On August 13, just before the next school year begins, a big bus will arrive at East Elementary School in Littleton, ready to carry excited fifth-grade students away for four days and three nights at Cal-Wood Education Center, in Jamestown, outside of Boulder.

The 1,200-acre outdoor classroom includes forests, many species of wildlife and plants, nine miles of trails, meadows, peaks, ponds, streams, a waterfall, a 1901 homestead, an American Indian tipi, once-active mines, camping areas, cabins and a lodge.

Each child will have a new backpack filled with supplies, a Nalgene water bottle and “the coolest T-shirt ever,” according to their teacher, Nicolette Vander Veld, who with her teammate Chris Moore will accompany their young charges. This is the sixth year that East’s fifth-graders have gone on the trip, so many are anticipating especially eagerly because a sibling has had the experience.

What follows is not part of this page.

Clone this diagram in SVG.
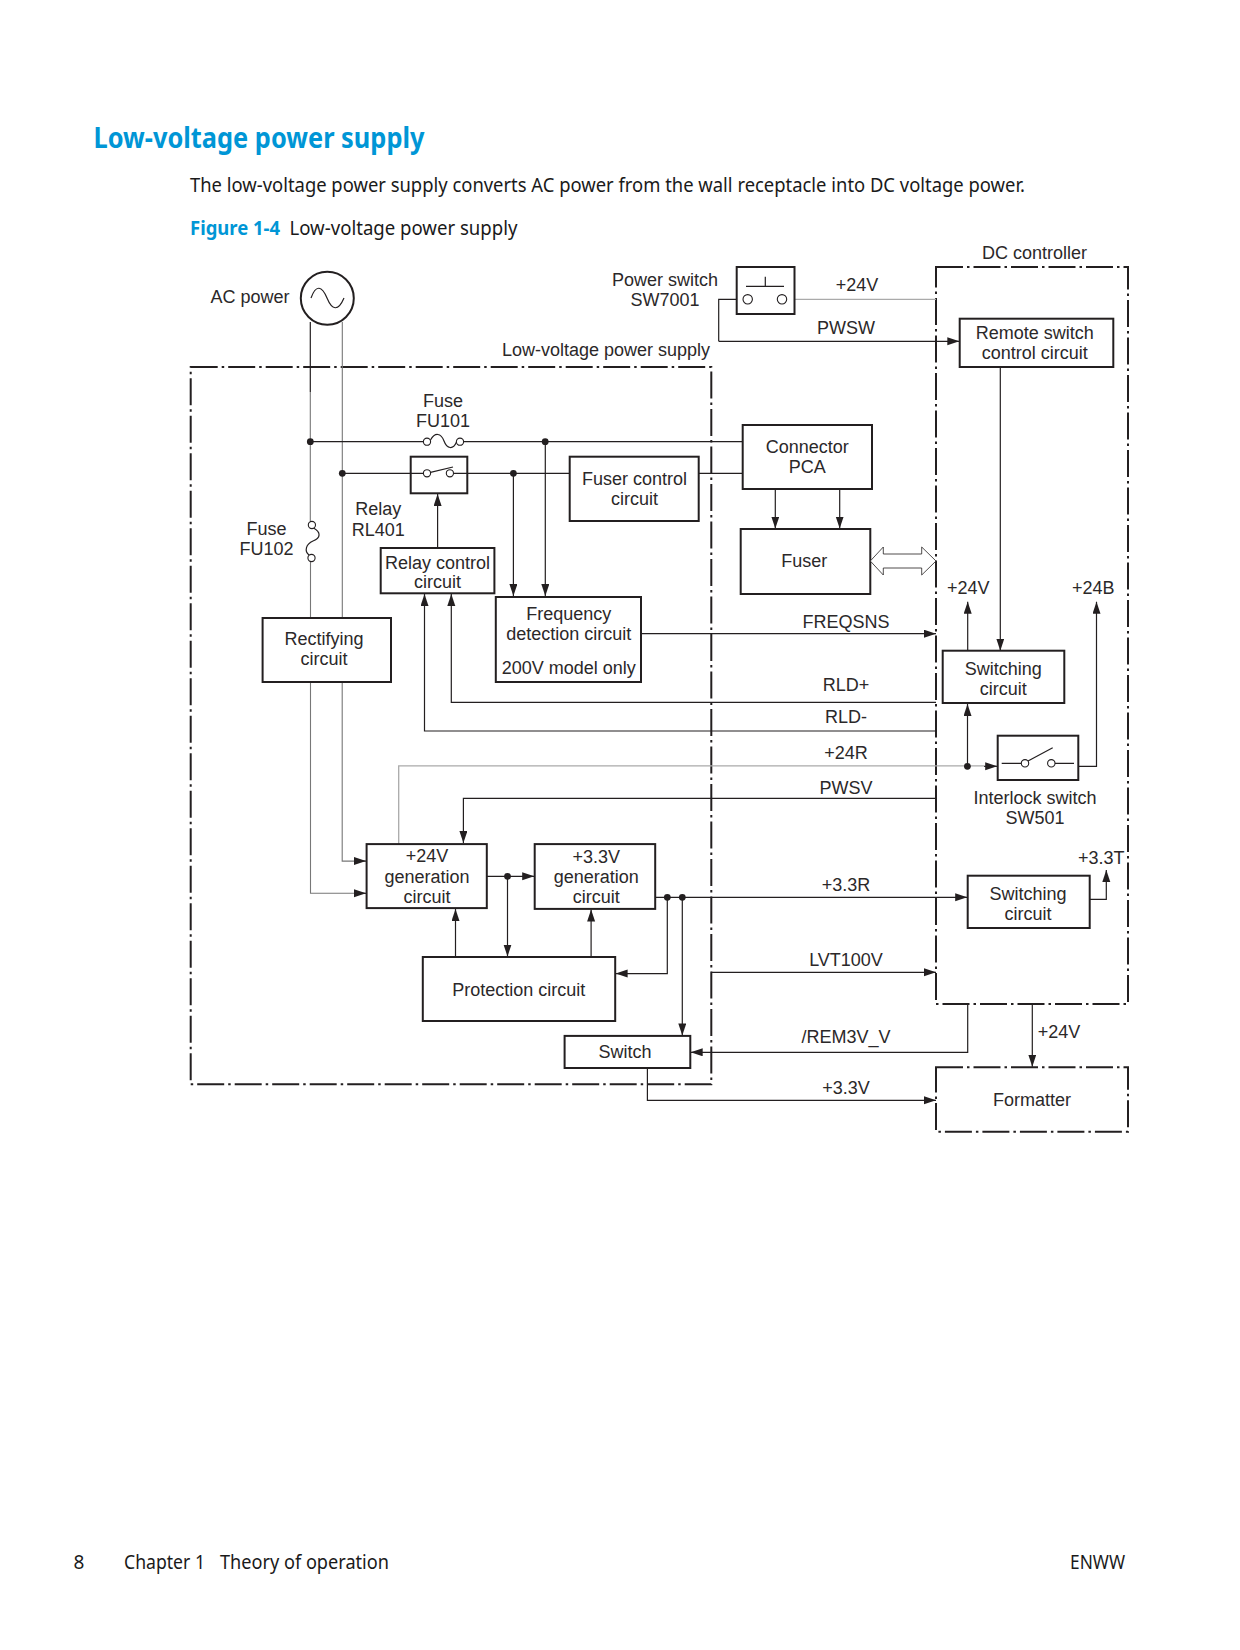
<svg xmlns="http://www.w3.org/2000/svg" width="1240" height="1650" viewBox="0 0 1240 1650">
<style>
.t{font-family:"Liberation Sans",Arial,sans-serif;font-size:18px;fill:#2b2829;text-anchor:middle}
.p{font-family:"Noto Sans","Open Sans",sans-serif;font-size:19px;fill:#1a1a1a}
.pb{font-family:"Noto Sans","Open Sans",sans-serif;font-weight:700;fill:#0096d6}
.b{fill:#fff;stroke:#231f20;stroke-width:2}
.f{fill:none;stroke:#231f20;stroke-width:2;stroke-dasharray:27 4 2.5 4}
.w{fill:none;stroke:#231f20;stroke-width:1.2}
.g{fill:none;stroke:#777;stroke-width:1.1}
.l{fill:none;stroke:#aaa;stroke-width:1.3}
.a{marker-end:url(#arr)}
.c{fill:#fff;stroke:#231f20;stroke-width:1.1}
.d{fill:#231f20}
</style>
<defs>
<marker id="arr" markerUnits="userSpaceOnUse" markerWidth="13" markerHeight="9" refX="12" refY="4" orient="auto"><path d="M0,0L12,4L0,8Z" fill="#231f20"/></marker>
</defs>
<rect width="1240" height="1650" fill="#fff"/>
<g id="page-text">
<text class="pb" x="93.5" y="148" font-size="28" textLength="331" lengthAdjust="spacingAndGlyphs">Low-voltage power supply</text>
<text class="p" x="190" y="192" textLength="835" lengthAdjust="spacingAndGlyphs">The low-voltage power supply converts AC power from the wall receptacle into DC voltage power.</text>
<text class="pb" x="190" y="235" font-size="19" textLength="90" lengthAdjust="spacingAndGlyphs">Figure 1-4</text>
<text class="p" x="289.5" y="235" textLength="228" lengthAdjust="spacingAndGlyphs">Low-voltage power supply</text>
<text class="p" x="73.5" y="1569">8</text>
<text class="p" x="124" y="1569" textLength="81" lengthAdjust="spacingAndGlyphs">Chapter 1</text>
<text class="p" x="220" y="1569" textLength="169" lengthAdjust="spacingAndGlyphs">Theory of operation</text>
<text class="p" x="1070" y="1569" textLength="55" lengthAdjust="spacingAndGlyphs">ENWW</text>
</g>
<g id="frames">
<g id="lv-frame"><rect class="f" x="190.7" y="367" width="520.6" height="717.3"/><text class="t" x="606" y="356">Low-voltage power supply</text></g>
<g id="dc-frame"><rect class="f" x="936" y="267" width="192" height="737"/><text class="t" x="1034.5" y="259">DC controller</text></g>
</g>
<g id="connectors">
<path class="w" d="M310.3,322V392"/><path class="g" d="M310.3,392V521M310.5,558V618M342.3,322V618"/>
<path class="w" d="M310.3,441.7H423M464,441.7H742.7"/>
<path class="w" d="M342.3,473.3H410.7M467.3,473.3H569.7"/>
<path class="w a" d="M513.4,473.3V596"/><path class="w a" d="M545.3,441.7V596"/>
<path class="w a" d="M437.6,548V494"/>
<path class="w" d="M698.7,473.3H742.7"/>
<path class="w a" d="M775.3,489V528.5"/><path class="w a" d="M839.7,489V528.5"/>
<path class="w" d="M742.7,299.3H718.7V341.3"/><path class="w a" d="M718.7,341.3H959.3"/>
<path class="l" d="M786.7,299.3H936"/>
<path class="w a" d="M1000.3,367V650.7"/>
<path class="w a" d="M967.7,650.7V601.7"/>
<path class="w a" d="M1078.7,766.3H1096.5V601.7"/>
<path class="w a" d="M641.3,633.7H936"/>
<path class="w a" d="M936,702.3H451.3V594"/>
<path class="w a" d="M936,731H424.5V594"/>
<path class="l" d="M398.7,844V765.9H984"/>
<path class="w a" d="M984,766.3H997.2"/>
<path class="w a" d="M967.5,766.3V704"/>
<path class="w a" d="M936,798.3H463.4V843"/>
<path class="g" d="M342.2,618V861.1H354"/><path class="g" d="M310.5,682V893.3H354"/>
<path class="w a" d="M354,861.1H366"/><path class="w a" d="M354,893.3H366"/>
<path class="w a" d="M486.8,876.3H534.2"/>
<path class="w a" d="M507.5,876.3V956.5"/>
<path class="w a" d="M455.5,957V909"/><path class="w a" d="M591.1,957V909.5"/>
<path class="w a" d="M655.2,897.3H967.2"/>
<path class="w a" d="M667.3,897.3V973.6H615.6"/>
<path class="w a" d="M682.3,897.3V1035.4"/>
<path class="w a" d="M711.3,972.3H936"/>
<path class="w a" d="M967.7,1004V1052.3H690.7"/>
<path class="w a" d="M647.4,1068V1100.3H936"/>
<path class="w a" d="M1032.3,1004V1066.7"/>
<path class="w a" d="M1089.7,899.3H1106.3V870"/>
<circle class="d" cx="310.3" cy="441.7" r="3.4"/><circle class="d" cx="342.3" cy="473.3" r="3.4"/>
<circle class="d" cx="545.2" cy="441.7" r="3.4"/><circle class="d" cx="513.4" cy="473.3" r="3.4"/>
<circle class="d" cx="507.5" cy="876.3" r="3.4"/><circle class="d" cx="667.3" cy="897.3" r="3.4"/>
<circle class="d" cx="682.3" cy="897.3" r="3.4"/><circle class="d" cx="967.4" cy="766.3" r="3.4"/>
</g>
<g id="ac-power"><circle cx="327.3" cy="298.3" r="26.5" fill="#fff" stroke="#231f20" stroke-width="2"/><path class="w" d="M311,298C316,284 322,286 327,298C332,310 338,312 344,298"/><text class="t" x="250" y="303.3">AC power</text></g>
<g id="fuse-fu101"><path class="w" d="M430.5,440C435,432 441,433 444,441C447,449 453,450 456.5,442"/><circle class="c" cx="427" cy="441.7" r="3.6"/><circle class="c" cx="460" cy="441.7" r="3.6"/><text class="t" x="443" y="406.7">Fuse</text><text class="t" x="443" y="427">FU101</text></g>
<g id="fuse-fu102"><path class="w" d="M313.5,528C321,532 321,538 313,541C306,544 304,551 309,555"/><circle class="c" cx="311.9" cy="525" r="3.6"/><circle class="c" cx="311.5" cy="558" r="3.6"/><text class="t" x="266.5" y="535">Fuse</text><text class="t" x="266.5" y="555">FU102</text></g>
<g id="relay-rl401"><rect class="b" x="410.7" y="456.7" width="56.6" height="36.6"/><path class="w" d="M411,473.3H423.4M453.5,473.3H467"/><path class="w" d="M430.5,472.3L453,467"/><circle class="c" cx="427" cy="473.3" r="3.6"/><circle class="c" cx="449.9" cy="473.3" r="3.6"/><text class="t" x="378.3" y="515.3">Relay</text><text class="t" x="378.3" y="536">RL401</text></g>
<g id="power-switch"><rect class="b" x="736.7" y="267" width="57.8" height="47"/><path class="w" d="M746,286.3H784M765.3,276.7V286.3"/><circle class="c" cx="747.7" cy="299.3" r="4.7"/><circle class="c" cx="782" cy="299.3" r="4.7"/><text class="t" x="665" y="286">Power switch</text><text class="t" x="665" y="306">SW7001</text></g>
<g id="remote-switch"><rect class="b" x="959.7" y="318.7" width="153.6" height="48.3"/><text class="t" x="1034.7" y="339">Remote switch</text><text class="t" x="1034.7" y="359">control circuit</text></g>
<g id="connector-pca"><rect class="b" x="742.7" y="425" width="129.3" height="64"/><text class="t" x="807.3" y="453">Connector</text><text class="t" x="807.3" y="473">PCA</text></g>
<g id="fuser"><rect class="b" x="740.7" y="529" width="129.6" height="65"/><text class="t" x="804.3" y="567">Fuser</text></g>
<g id="fuser-dc-link"><path d="M870.3,561L883.3,547V554H921.7V547L936,561L921.7,575V568H883.3V575Z" fill="#fff" stroke="#231f20" stroke-width="0.8"/></g>
<g id="fuser-control"><rect class="b" x="569.7" y="456.7" width="129" height="64.3"/><text class="t" x="634.5" y="485">Fuser control</text><text class="t" x="634.5" y="505">circuit</text></g>
<g id="relay-control"><rect class="b" x="380.7" y="548" width="113.7" height="45.3"/><text class="t" x="437.6" y="568.5">Relay control</text><text class="t" x="437.6" y="587.7">circuit</text></g>
<g id="frequency"><rect class="b" x="495.8" y="597" width="145.2" height="85"/><text class="t" x="568.8" y="620.3">Frequency</text><text class="t" x="568.8" y="640.3">detection circuit</text><text class="t" x="568.8" y="674.3">200V model only</text></g>
<g id="rectifying"><rect class="b" x="262.6" y="618" width="128.4" height="64"/><text class="t" x="324" y="645.4">Rectifying</text><text class="t" x="324" y="665">circuit</text></g>
<g id="gen-24"><rect class="b" x="366.6" y="844.1" width="120.2" height="64"/><text class="t" x="427" y="862.3">+24V</text><text class="t" x="427" y="882.6">generation</text><text class="t" x="427" y="902.6">circuit</text></g>
<g id="gen-33"><rect class="b" x="534.7" y="844.1" width="120.5" height="64.8"/><text class="t" x="596.3" y="863">+3.3V</text><text class="t" x="596.3" y="883">generation</text><text class="t" x="596.3" y="902.6">circuit</text></g>
<g id="protection"><rect class="b" x="422.8" y="957" width="192.4" height="64"/><text class="t" x="518.8" y="995.8">Protection circuit</text></g>
<g id="switch"><rect class="b" x="564.6" y="1035.9" width="125.7" height="32.1"/><text class="t" x="625" y="1058.3">Switch</text></g>
<g id="switching-1"><rect class="b" x="942.7" y="650.7" width="121.6" height="52.3"/><text class="t" x="1003.3" y="675.3">Switching</text><text class="t" x="1003.3" y="695">circuit</text></g>
<g id="interlock"><rect class="b" x="997.7" y="735.7" width="80.6" height="44.3"/><path class="w" d="M1001.7,763.3H1021.3M1055,763.3H1074M1028,761L1052.7,747.7"/><circle class="c" cx="1025" cy="763.3" r="3.7"/><circle class="c" cx="1051.3" cy="763.3" r="3.7"/><text class="t" x="1035" y="804.3">Interlock switch</text><text class="t" x="1035" y="824">SW501</text></g>
<g id="switching-2"><rect class="b" x="967.7" y="875.7" width="122" height="52.3"/><text class="t" x="1028" y="900">Switching</text><text class="t" x="1028" y="920">circuit</text></g>
<g id="formatter"><rect class="f" x="936" y="1067.3" width="192" height="64.4"/><text class="t" x="1032" y="1106">Formatter</text></g>
<g id="connector-labels">
<text class="t" x="857" y="290.7">+24V</text><text class="t" x="846" y="334">PWSW</text>
<text class="t" x="846" y="628">FREQSNS</text><text class="t" x="846" y="690.7">RLD+</text>
<text class="t" x="846" y="723.3">RLD-</text><text class="t" x="846" y="759">+24R</text>
<text class="t" x="846" y="794">PWSV</text><text class="t" x="846" y="891">+3.3R</text>
<text class="t" x="846" y="965.7">LVT100V</text><text class="t" x="846" y="1043.3">/REM3V_V</text>
<text class="t" x="846" y="1093.7">+3.3V</text><text class="t" x="1059" y="1037.7">+24V</text>
<text class="t" x="968.3" y="594">+24V</text><text class="t" x="1093.3" y="594">+24B</text>
<text class="t" x="1101.3" y="864">+3.3T</text>
</g>
</svg>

Recently, the teachers received a welcome visit from members of the Breakfast Optimists Club of Littleton, which has taken a special interest in the school, where some students are still mastering English and many qualify for a free lunch. BOCL members combined a grant from Allstate Insurance, which member Tom Scavuzzo arranged, with proceeds from a bowling day and a donation from the club treasury for a total of $2,300 towards the Cal-Wood trip. Vander Velde said she was “surprised and so very thankful.”

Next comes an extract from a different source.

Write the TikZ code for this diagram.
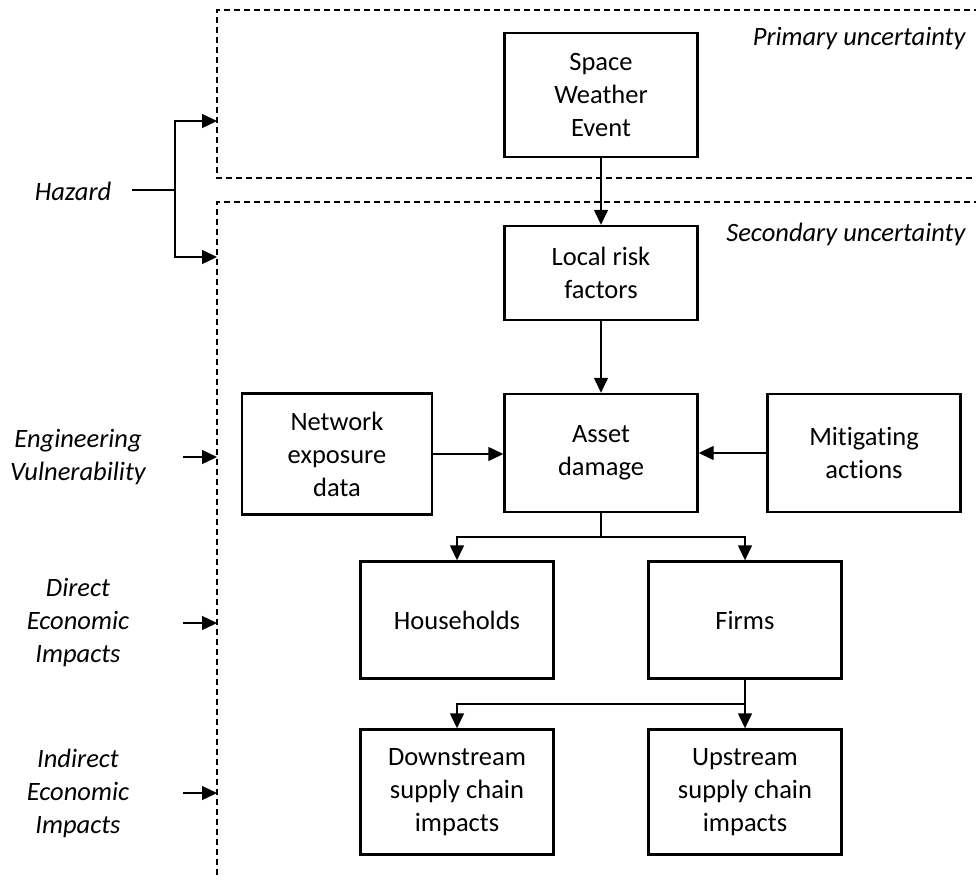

“For many students, this will be their first trip away from home,” Vander Velde said. She and Moore have especially designed the program with Cal-Wood staff to meet their students’ needs. The organization works with one school at a time as they explore the learning center for an immersion experience in environmental education, which fits the STEM (science, technology, engineering and math) objectives.

A typical day at Cal-Wood might include scheduled times for waking up, showering and packing for the day; breakfast and cleanup; Field Day, guided by Cal-Wood staff (lunch is carried along); “Body on Bunk” (reading journaling, sleeping); “Down Time, “supervised by school and parent support personnel; dinner and cleanup; evening program guided by Cal-Wood staff; getting ready for bed; and lights out. A detailed teachers guide spells out the program for teachers and support staff.

Team building is an important part of each day as well, and instructors are trained in “sheltered instruction,” Vander Velde said. “It’s a methodology for instruction that allows all students to develop academic vocabulary and deep understanding of concepts presented, even when they are learning English as a second language.” (This student body speaks many different languages at home.)

“One of the best parts is the first week back at school! The teachers and students know each other very well after spending time together for a week. And, they all miss the incredible food from Cal-Wood!” Vander Velde concludes.